When debugging “page A is right, page B is wrong,” map the full path for each screen before assuming a shared bug in storage or workers. Here, storage was fine; the caches in front of the detail route were not.
The lesson
Every cache you add is a potential source of stale data. Multiple layers multiply that risk: a bug or omission in either layer can serve old state even if the other is perfect. Tag-based revalidation only works when every writer that mutates underlying data knows about the tag—and workers that touch object storage often do not.

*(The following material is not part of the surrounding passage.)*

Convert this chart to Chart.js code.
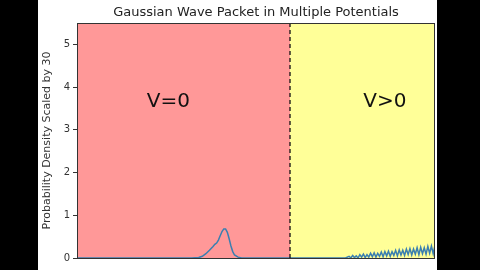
<!DOCTYPE html>
<html>
<head>
<meta charset="utf-8">
<script src="https://cdn.jsdelivr.net/npm/chart.js@4"></script>
<style>
  html, body { margin: 0; padding: 0; background: #000; }
  #wrap { width: 480px; height: 270px; }
</style>
</head>
<body>
<div id="wrap"><canvas id="waveChart" width="480" height="270"></canvas></div>
<script>
// wave packet |psi|^2 (scaled by 30)
const waveX = [0, 3.2, 3.4, 3.5, 3.6, 3.7, 3.8, 3.85, 3.9, 3.95, 4.0, 4.05, 4.1, 4.15, 4.2, 4.25, 4.3, 4.35, 4.4, 4.5, 4.6, 7.5,
  7.60, 7.65, 7.70, 7.75, 7.80, 7.85, 7.90, 7.95, 8.00, 8.05, 8.10, 8.15, 8.20, 8.25, 8.30, 8.35, 8.40, 8.45, 8.50, 8.55,
  8.60, 8.65, 8.70, 8.75, 8.80, 8.85, 8.90, 8.95, 9.00, 9.05, 9.10, 9.15, 9.20, 9.25, 9.30, 9.35, 9.40, 9.45, 9.50, 9.55,
  9.60, 9.65, 9.70, 9.75, 9.80, 9.85, 9.90, 9.95, 10.00];
const waveY = [0, 0, 0.01, 0.04, 0.1, 0.18, 0.27, 0.32, 0.35, 0.42, 0.52, 0.62, 0.68, 0.68, 0.6, 0.45, 0.28, 0.15, 0.07, 0.02, 0, 0,
  0.04, 0, 0.06, 0.01, 0.05, 0, 0.08, 0.02, 0.09, 0.01, 0.08, 0.02, 0.11, 0.03, 0.12, 0.02, 0.11, 0.04, 0.14, 0.03,
  0.15, 0.05, 0.16, 0.04, 0.15, 0.06, 0.18, 0.05, 0.19, 0.07, 0.18, 0.06, 0.21, 0.08, 0.22, 0.07, 0.21, 0.09, 0.24, 0.08,
  0.25, 0.10, 0.24, 0.09, 0.27, 0.11, 0.28, 0.10, 0.30];

const barrierX = 5.95;
const regionLabels = ['V=0', 'V>0'];
const labelX = [2.55, 8.6];
const labelY = 3.65;
const yTicks = [0, 1, 2, 3, 4, 5];

const points = waveX.map((x, i) => ({x: x, y: waveY[i]}));

const regionsPlugin = {
  id: 'regions',
  beforeDraw(chart) {
    const ctx = chart.ctx;
    const a = chart.chartArea;
    const xs = chart.scales.x;
    ctx.save();
    ctx.fillStyle = '#000';
    ctx.fillRect(0, 0, 38, 270);
    ctx.fillRect(437, 0, 43, 270);
    ctx.fillStyle = '#fff';
    ctx.fillRect(38, 0, 399, 270);
    const bx = xs.getPixelForValue(barrierX);
    ctx.fillStyle = 'rgb(255,152,152)';
    ctx.fillRect(a.left, a.top, bx - a.left, a.bottom - a.top);
    ctx.fillStyle = 'rgb(255,255,152)';
    ctx.fillRect(bx, a.top, a.right - bx, a.bottom - a.top);
    // title, centred over the plot
    ctx.fillStyle = '#222';
    ctx.font = '13px "DejaVu Sans"';
    ctx.textAlign = 'center';
    ctx.textBaseline = 'middle';
    ctx.fillText('Gaussian Wave Packet in Multiple Potentials', (a.left + a.right) / 2, 13);
    // region labels
    ctx.font = '20px "DejaVu Sans"';
    ctx.fillStyle = '#111';
    regionLabels.forEach((t, i) => {
      ctx.fillText(t, xs.getPixelForValue(labelX[i]), chart.scales.y.getPixelForValue(labelY));
    });
    ctx.restore();
  },
  afterDatasetsDraw(chart) {
    const ctx = chart.ctx;
    const a = chart.chartArea;
    const bx = chart.scales.x.getPixelForValue(barrierX);
    ctx.save();
    ctx.strokeStyle = '#111';
    ctx.lineWidth = 1.3;
    ctx.setLineDash([4, 3]);
    ctx.beginPath();
    ctx.moveTo(bx, a.top);
    ctx.lineTo(bx, a.bottom);
    ctx.stroke();
    ctx.setLineDash([]);
    ctx.strokeStyle = '#333';
    ctx.lineWidth = 1;
    ctx.strokeRect(a.left + 0.5, a.top + 0.5, a.right - a.left - 1, a.bottom - a.top);
    ctx.restore();
  }
};

const data = {
  datasets: [{
    label: 'wave packet',
    data: points,
    borderColor: '#3a7fb0',
    borderWidth: 1.5,
    pointRadius: 0,
    fill: false,
    tension: 0
  }]
};

const options = {
  responsive: false,
  animation: false,
  layout: {
    padding: {left: 38, right: 45, top: 23, bottom: 12}
  },
  plugins: {
    legend: {display: false},
    title: {display: false},
    tooltip: {enabled: false}
  },
  scales: {
    x: {
      type: 'linear',
      min: 0,
      max: 10,
      display: false
    },
    y: {
      min: 0,
      max: 5.5,
      afterFit(scale) { scale.width = 39; },
      afterBuildTicks(scale) { scale.ticks = yTicks.map(v => ({value: v})); },
      grid: {display: true, drawOnChartArea: false, tickLength: 4, color: '#333'},
      border: {color: '#333'},
      ticks: {color: '#333', font: {family: 'DejaVu Sans', size: 10}, padding: 3},
      title: {
        display: true,
        text: 'Probability Density Scaled by 30',
        color: '#333',
        font: {family: 'DejaVu Sans', size: 11},
        padding: {top: 3, bottom: 0}
      }
    }
  }
};

const config = {
  type: 'line',
  data: data,
  options: options,
  plugins: [regionsPlugin]
};

const waveCanvas = document.getElementById('waveChart');
const waveChart = new Chart(waveCanvas, config);
</script>
</body>
</html>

Sometimes the right fix is not better invalidation but fewer caches. Server caching on a route that is already polled every ten seconds was redundant. Client caching with a five-minute gcTime was wrong for a view where users care about the first paint after navigation. Together, those choices produced a bug that looked like a UI flicker but was really two systems each doing what they were told—just not coordinated with how tasks actually change in the platform.
If you are seeing a brief wrong state that self-corrects, check the stack twice: once at the edge of your framework on the server, and once in your data library on the client. Fix one, verify, then fix the other. Stale data rarely respects how neatly you drew the architecture diagram.